== Data provided ==

——————————

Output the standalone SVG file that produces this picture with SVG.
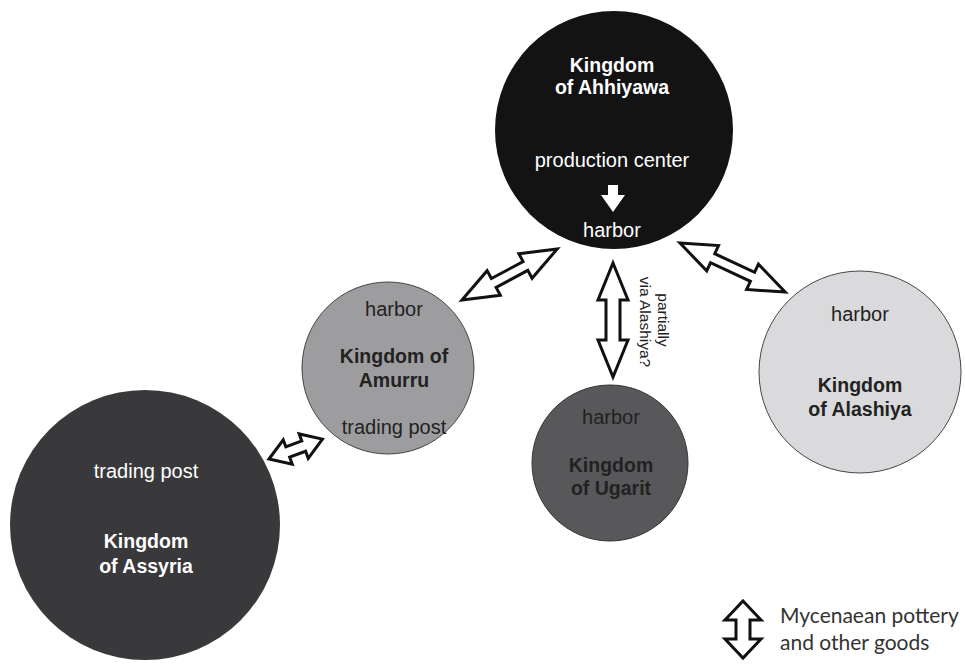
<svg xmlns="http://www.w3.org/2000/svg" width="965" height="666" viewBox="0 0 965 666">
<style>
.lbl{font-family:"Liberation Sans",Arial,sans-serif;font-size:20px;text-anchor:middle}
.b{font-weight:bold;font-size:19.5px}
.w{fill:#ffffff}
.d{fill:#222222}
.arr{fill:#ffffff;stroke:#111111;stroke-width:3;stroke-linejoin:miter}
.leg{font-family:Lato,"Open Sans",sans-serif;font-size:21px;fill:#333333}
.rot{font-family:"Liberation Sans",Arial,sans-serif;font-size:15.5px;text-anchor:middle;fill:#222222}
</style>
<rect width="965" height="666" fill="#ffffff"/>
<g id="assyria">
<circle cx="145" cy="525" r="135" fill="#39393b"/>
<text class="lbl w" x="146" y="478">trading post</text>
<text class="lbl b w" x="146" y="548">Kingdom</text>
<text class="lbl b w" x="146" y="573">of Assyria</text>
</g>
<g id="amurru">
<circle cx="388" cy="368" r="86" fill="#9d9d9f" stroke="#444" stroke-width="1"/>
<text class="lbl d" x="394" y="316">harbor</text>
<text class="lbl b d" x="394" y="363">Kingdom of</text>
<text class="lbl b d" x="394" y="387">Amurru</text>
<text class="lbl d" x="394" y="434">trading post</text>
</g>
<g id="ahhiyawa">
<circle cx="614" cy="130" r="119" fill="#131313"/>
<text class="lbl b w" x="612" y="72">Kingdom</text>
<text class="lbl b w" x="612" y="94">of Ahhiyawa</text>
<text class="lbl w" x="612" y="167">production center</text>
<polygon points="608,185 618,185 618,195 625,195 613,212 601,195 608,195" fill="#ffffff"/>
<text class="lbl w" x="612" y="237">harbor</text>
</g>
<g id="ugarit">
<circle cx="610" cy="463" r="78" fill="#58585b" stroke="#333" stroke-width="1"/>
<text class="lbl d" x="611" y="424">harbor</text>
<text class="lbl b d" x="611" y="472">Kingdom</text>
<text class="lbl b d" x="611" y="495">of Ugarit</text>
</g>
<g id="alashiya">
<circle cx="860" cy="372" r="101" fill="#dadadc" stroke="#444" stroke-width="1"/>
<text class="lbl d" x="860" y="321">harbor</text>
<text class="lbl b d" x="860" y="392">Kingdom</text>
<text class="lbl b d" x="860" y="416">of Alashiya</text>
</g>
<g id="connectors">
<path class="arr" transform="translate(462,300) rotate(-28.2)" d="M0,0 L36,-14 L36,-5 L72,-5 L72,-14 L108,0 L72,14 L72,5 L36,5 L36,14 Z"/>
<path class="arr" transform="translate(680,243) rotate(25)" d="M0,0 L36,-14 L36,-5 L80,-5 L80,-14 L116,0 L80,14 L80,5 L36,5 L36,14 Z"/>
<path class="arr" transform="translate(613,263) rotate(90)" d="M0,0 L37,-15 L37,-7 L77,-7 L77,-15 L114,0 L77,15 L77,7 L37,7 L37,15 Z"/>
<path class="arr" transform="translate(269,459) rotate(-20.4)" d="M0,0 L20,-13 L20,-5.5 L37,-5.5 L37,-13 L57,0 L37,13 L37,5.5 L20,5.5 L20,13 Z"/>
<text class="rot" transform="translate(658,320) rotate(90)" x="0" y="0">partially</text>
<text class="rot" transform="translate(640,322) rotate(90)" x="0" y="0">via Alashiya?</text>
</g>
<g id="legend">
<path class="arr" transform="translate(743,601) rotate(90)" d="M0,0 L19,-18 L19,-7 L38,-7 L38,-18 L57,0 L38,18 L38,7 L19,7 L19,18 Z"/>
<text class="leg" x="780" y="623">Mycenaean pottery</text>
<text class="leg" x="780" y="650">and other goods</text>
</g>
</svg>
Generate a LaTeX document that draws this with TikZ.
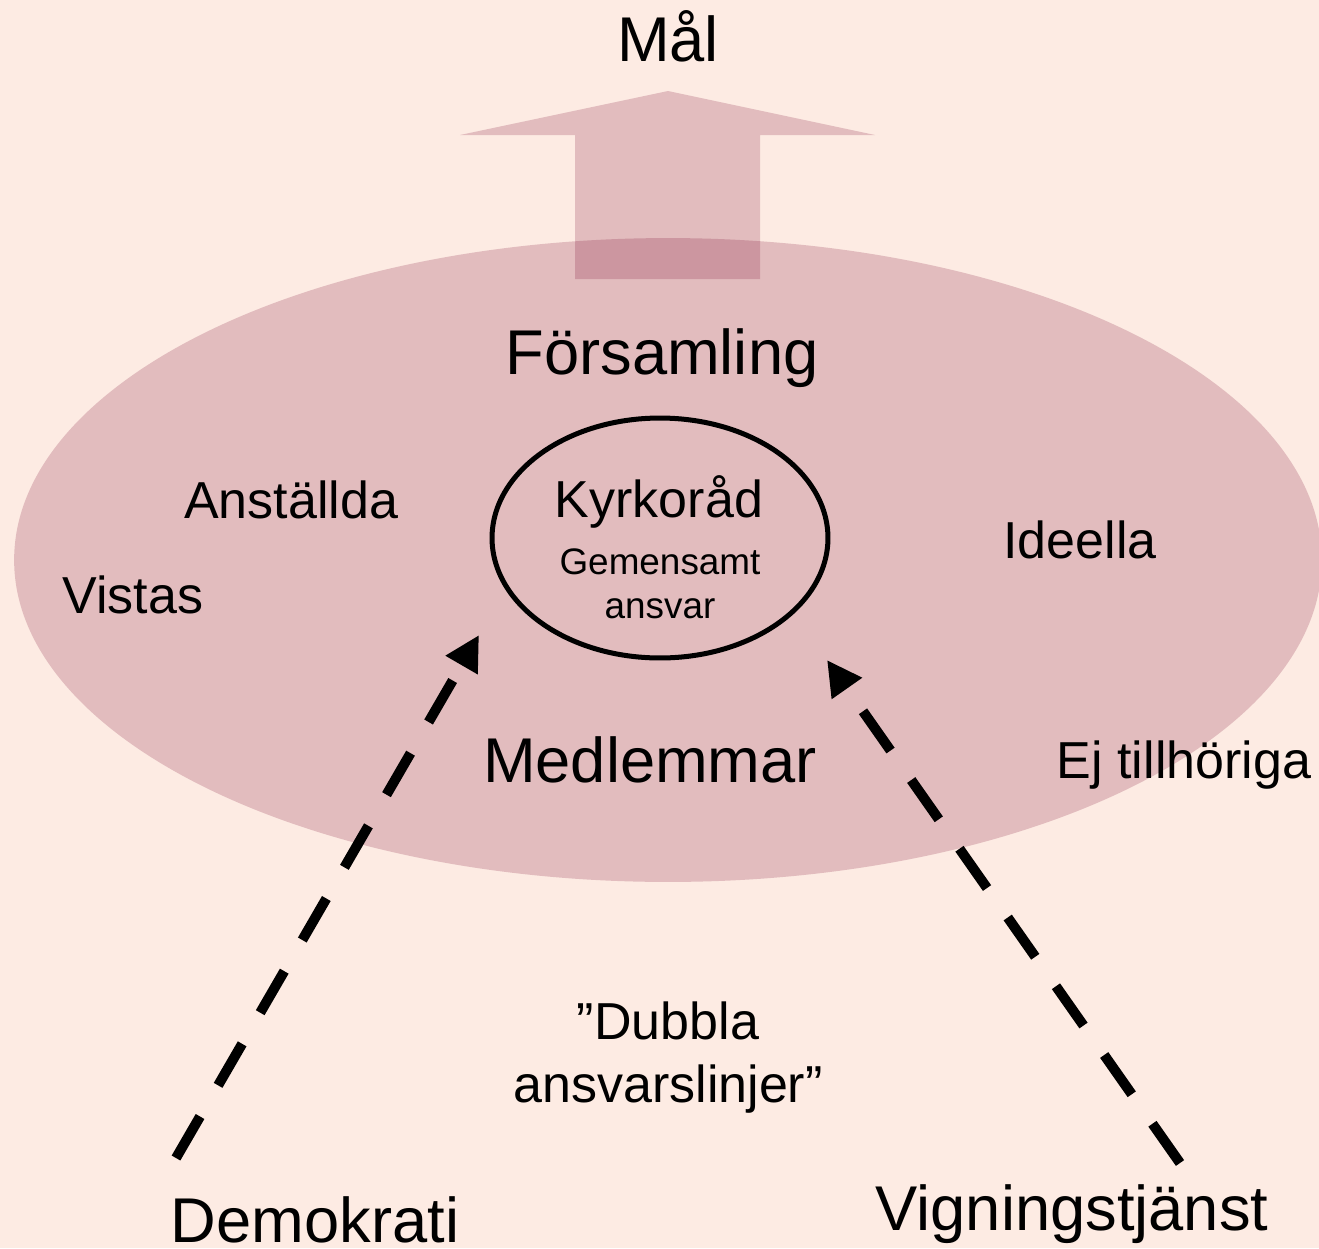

——————————

== Task instructions ==
Without the pictures, restate all the entries above exactly.

== Exercise output ==
Output the standalone SVG file that produces this picture with SVG.
<svg xmlns="http://www.w3.org/2000/svg" width="965" height="666" viewBox="0 0 965 666">
<style>
.lbl{font-family:"Liberation Sans",Arial,sans-serif;font-size:20px;text-anchor:middle}
.b{font-weight:bold;font-size:19.5px}
.w{fill:#ffffff}
.d{fill:#222222}
.arr{fill:#ffffff;stroke:#111111;stroke-width:3;stroke-linejoin:miter}
.leg{font-family:Lato,"Open Sans",sans-serif;font-size:21px;fill:#333333}
.rot{font-family:"Liberation Sans",Arial,sans-serif;font-size:15.5px;text-anchor:middle;fill:#222222}
</style>
<rect width="965" height="666" fill="#ffffff"/>
<g id="assyria">
<circle cx="145" cy="525" r="135" fill="#39393b"/>
<text class="lbl w" x="146" y="478">trading post</text>
<text class="lbl b w" x="146" y="548">Kingdom</text>
<text class="lbl b w" x="146" y="573">of Assyria</text>
</g>
<g id="amurru">
<circle cx="388" cy="368" r="86" fill="#9d9d9f" stroke="#444" stroke-width="1"/>
<text class="lbl d" x="394" y="316">harbor</text>
<text class="lbl b d" x="394" y="363">Kingdom of</text>
<text class="lbl b d" x="394" y="387">Amurru</text>
<text class="lbl d" x="394" y="434">trading post</text>
</g>
<g id="ahhiyawa">
<circle cx="614" cy="130" r="119" fill="#131313"/>
<text class="lbl b w" x="612" y="72">Kingdom</text>
<text class="lbl b w" x="612" y="94">of Ahhiyawa</text>
<text class="lbl w" x="612" y="167">production center</text>
<polygon points="608,185 618,185 618,195 625,195 613,212 601,195 608,195" fill="#ffffff"/>
<text class="lbl w" x="612" y="237">harbor</text>
</g>
<g id="ugarit">
<circle cx="610" cy="463" r="78" fill="#58585b" stroke="#333" stroke-width="1"/>
<text class="lbl d" x="611" y="424">harbor</text>
<text class="lbl b d" x="611" y="472">Kingdom</text>
<text class="lbl b d" x="611" y="495">of Ugarit</text>
</g>
<g id="alashiya">
<circle cx="860" cy="372" r="101" fill="#dadadc" stroke="#444" stroke-width="1"/>
<text class="lbl d" x="860" y="321">harbor</text>
<text class="lbl b d" x="860" y="392">Kingdom</text>
<text class="lbl b d" x="860" y="416">of Alashiya</text>
</g>
<g id="connectors">
<path class="arr" transform="translate(462,300) rotate(-28.2)" d="M0,0 L36,-14 L36,-5 L72,-5 L72,-14 L108,0 L72,14 L72,5 L36,5 L36,14 Z"/>
<path class="arr" transform="translate(680,243) rotate(25)" d="M0,0 L36,-14 L36,-5 L80,-5 L80,-14 L116,0 L80,14 L80,5 L36,5 L36,14 Z"/>
<path class="arr" transform="translate(613,263) rotate(90)" d="M0,0 L37,-15 L37,-7 L77,-7 L77,-15 L114,0 L77,15 L77,7 L37,7 L37,15 Z"/>
<path class="arr" transform="translate(269,459) rotate(-20.4)" d="M0,0 L20,-13 L20,-5.5 L37,-5.5 L37,-13 L57,0 L37,13 L37,5.5 L20,5.5 L20,13 Z"/>
<text class="rot" transform="translate(658,320) rotate(90)" x="0" y="0">partially</text>
<text class="rot" transform="translate(640,322) rotate(90)" x="0" y="0">via Alashiya?</text>
</g>
<g id="legend">
<path class="arr" transform="translate(743,601) rotate(90)" d="M0,0 L19,-18 L19,-7 L38,-7 L38,-18 L57,0 L38,18 L38,7 L19,7 L19,18 Z"/>
<text class="leg" x="780" y="623">Mycenaean pottery</text>
<text class="leg" x="780" y="650">and other goods</text>
</g>
</svg>
Generate a LaTeX document that draws this with TikZ.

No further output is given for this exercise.